SET TASK: Locate every line below that contains the word "matplotlib" and copy it.

Code that draws figures:
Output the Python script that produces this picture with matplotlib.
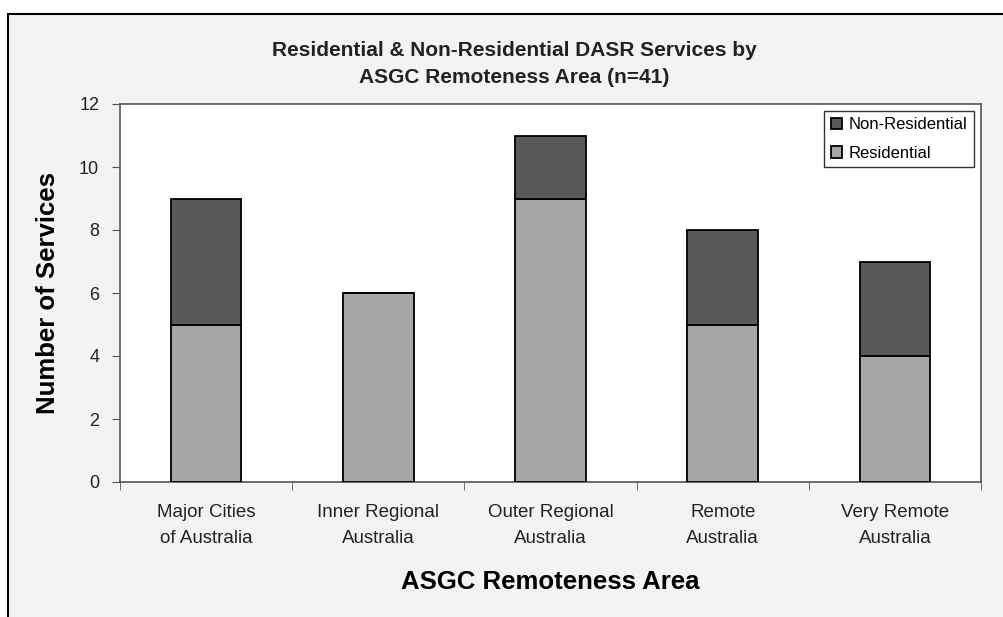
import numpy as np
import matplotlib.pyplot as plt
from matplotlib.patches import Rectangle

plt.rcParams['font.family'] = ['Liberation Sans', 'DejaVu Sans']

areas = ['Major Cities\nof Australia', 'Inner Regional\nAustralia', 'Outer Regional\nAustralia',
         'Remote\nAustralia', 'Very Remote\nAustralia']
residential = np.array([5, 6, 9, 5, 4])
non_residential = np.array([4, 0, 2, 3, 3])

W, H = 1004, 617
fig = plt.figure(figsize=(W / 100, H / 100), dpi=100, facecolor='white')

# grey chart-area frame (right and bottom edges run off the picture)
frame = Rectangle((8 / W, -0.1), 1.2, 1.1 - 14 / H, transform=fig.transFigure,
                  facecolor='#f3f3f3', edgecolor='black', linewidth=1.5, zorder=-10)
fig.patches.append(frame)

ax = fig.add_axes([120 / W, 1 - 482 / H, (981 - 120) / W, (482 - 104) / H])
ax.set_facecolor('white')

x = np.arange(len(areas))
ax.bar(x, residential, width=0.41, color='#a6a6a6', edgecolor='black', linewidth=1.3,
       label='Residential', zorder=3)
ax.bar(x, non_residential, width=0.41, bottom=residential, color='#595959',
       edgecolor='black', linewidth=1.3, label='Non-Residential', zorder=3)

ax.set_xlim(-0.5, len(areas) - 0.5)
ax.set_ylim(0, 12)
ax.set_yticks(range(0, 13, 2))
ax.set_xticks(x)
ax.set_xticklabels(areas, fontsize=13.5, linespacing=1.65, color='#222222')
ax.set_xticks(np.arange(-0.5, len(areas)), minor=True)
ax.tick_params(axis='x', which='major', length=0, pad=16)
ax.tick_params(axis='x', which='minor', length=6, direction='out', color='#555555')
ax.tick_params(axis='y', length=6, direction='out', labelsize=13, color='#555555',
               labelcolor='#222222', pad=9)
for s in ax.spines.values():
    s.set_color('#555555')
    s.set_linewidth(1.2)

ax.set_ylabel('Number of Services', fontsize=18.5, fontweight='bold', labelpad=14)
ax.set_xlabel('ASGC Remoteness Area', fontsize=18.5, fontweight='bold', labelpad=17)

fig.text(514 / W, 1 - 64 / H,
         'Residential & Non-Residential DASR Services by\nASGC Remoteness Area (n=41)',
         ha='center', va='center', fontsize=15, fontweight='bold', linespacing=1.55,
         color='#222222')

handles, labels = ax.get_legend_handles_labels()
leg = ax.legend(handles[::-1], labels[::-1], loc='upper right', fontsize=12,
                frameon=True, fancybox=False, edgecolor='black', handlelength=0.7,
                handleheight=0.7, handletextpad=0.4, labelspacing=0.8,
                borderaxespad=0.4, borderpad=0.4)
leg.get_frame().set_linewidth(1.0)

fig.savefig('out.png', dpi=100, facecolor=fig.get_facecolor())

---

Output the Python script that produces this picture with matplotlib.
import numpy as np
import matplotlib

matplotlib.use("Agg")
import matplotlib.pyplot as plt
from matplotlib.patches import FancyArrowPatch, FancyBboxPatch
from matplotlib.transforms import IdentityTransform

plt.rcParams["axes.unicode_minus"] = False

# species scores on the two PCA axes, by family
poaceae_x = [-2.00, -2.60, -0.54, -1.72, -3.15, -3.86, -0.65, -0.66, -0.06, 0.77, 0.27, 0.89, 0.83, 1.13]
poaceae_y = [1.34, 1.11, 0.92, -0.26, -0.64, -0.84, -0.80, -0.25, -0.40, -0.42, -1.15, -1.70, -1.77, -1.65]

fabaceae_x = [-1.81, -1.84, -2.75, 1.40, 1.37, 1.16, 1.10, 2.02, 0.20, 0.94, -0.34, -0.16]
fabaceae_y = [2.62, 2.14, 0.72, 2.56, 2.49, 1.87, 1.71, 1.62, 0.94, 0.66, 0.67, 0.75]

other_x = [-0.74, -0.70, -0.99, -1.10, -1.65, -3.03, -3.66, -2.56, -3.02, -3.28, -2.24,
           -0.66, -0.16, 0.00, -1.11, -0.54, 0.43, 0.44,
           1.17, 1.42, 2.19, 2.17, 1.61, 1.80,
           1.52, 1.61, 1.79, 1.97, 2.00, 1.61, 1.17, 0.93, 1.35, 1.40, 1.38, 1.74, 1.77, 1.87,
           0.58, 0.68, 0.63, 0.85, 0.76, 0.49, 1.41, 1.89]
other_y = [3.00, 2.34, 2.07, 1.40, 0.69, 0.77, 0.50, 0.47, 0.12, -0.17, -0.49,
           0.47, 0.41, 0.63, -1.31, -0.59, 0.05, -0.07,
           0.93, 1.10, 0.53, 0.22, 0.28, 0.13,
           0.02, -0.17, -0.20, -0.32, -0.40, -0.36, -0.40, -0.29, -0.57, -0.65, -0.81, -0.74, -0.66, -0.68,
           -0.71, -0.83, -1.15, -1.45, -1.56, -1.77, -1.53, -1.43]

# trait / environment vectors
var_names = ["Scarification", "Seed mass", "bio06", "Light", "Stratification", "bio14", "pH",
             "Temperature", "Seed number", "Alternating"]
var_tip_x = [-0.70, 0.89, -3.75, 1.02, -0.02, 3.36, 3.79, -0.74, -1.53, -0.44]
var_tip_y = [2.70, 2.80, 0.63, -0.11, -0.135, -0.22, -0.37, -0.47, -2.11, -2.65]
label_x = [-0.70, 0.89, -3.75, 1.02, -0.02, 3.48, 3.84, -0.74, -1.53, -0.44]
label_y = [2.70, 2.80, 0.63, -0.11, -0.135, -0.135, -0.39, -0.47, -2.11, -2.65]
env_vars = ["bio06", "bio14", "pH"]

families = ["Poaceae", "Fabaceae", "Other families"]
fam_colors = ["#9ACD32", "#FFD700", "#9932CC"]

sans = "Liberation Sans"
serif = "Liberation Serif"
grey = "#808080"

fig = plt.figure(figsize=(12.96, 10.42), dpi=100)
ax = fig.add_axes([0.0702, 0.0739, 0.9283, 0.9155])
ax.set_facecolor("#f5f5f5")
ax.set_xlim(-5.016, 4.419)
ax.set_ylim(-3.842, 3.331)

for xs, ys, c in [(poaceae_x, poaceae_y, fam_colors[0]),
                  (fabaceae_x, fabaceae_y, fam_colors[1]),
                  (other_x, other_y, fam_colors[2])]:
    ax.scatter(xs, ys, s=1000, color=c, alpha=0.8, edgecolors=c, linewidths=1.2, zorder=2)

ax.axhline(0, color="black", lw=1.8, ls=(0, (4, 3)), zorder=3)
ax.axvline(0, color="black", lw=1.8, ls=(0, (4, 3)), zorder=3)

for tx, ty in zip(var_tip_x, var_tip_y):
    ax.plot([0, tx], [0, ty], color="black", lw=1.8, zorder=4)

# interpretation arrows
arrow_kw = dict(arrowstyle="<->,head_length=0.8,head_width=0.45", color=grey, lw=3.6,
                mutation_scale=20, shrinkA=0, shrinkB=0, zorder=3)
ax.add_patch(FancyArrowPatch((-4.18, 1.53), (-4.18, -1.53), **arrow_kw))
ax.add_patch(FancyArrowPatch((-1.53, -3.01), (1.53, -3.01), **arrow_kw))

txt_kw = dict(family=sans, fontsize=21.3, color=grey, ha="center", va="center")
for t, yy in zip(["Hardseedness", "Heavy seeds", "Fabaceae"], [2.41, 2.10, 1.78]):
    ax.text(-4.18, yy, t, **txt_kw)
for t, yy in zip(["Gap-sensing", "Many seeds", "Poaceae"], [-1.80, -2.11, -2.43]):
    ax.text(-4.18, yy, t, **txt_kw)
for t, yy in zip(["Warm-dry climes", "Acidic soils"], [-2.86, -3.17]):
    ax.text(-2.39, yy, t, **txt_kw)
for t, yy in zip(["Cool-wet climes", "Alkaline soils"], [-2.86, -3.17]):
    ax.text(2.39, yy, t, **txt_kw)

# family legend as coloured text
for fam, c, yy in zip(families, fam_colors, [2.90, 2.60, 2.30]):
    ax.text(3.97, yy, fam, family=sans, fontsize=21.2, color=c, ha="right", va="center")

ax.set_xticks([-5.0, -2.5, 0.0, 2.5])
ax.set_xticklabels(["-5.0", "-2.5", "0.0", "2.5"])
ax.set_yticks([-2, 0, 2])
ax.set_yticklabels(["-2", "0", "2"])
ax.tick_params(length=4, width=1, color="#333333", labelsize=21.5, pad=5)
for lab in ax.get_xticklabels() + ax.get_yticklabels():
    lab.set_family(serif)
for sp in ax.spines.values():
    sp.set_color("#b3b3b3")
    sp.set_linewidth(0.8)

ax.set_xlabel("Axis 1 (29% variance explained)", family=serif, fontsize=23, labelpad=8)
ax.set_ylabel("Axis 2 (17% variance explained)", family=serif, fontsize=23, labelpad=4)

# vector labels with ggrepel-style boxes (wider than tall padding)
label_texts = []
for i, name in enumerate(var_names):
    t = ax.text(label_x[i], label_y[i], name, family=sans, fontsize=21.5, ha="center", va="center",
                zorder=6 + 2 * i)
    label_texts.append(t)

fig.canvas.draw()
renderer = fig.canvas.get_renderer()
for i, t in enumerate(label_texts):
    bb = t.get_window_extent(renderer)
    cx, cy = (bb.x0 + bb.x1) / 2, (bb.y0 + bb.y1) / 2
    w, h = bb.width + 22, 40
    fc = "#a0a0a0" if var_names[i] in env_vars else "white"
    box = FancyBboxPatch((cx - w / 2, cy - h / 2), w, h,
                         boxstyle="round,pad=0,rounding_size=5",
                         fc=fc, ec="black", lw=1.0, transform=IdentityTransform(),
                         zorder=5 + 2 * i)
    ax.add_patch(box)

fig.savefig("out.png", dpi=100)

ANSWER FOR THE TASK:
Output the Python script that produces this picture with matplotlib.
import matplotlib.pyplot as plt
from matplotlib.patches import Rectangle
Output the Python script that produces this picture with matplotlib.
import matplotlib
matplotlib.use("Agg")
import matplotlib.pyplot as plt
from matplotlib.patches import FancyArrowPatch, FancyBboxPatch
from matplotlib.transforms import IdentityTransform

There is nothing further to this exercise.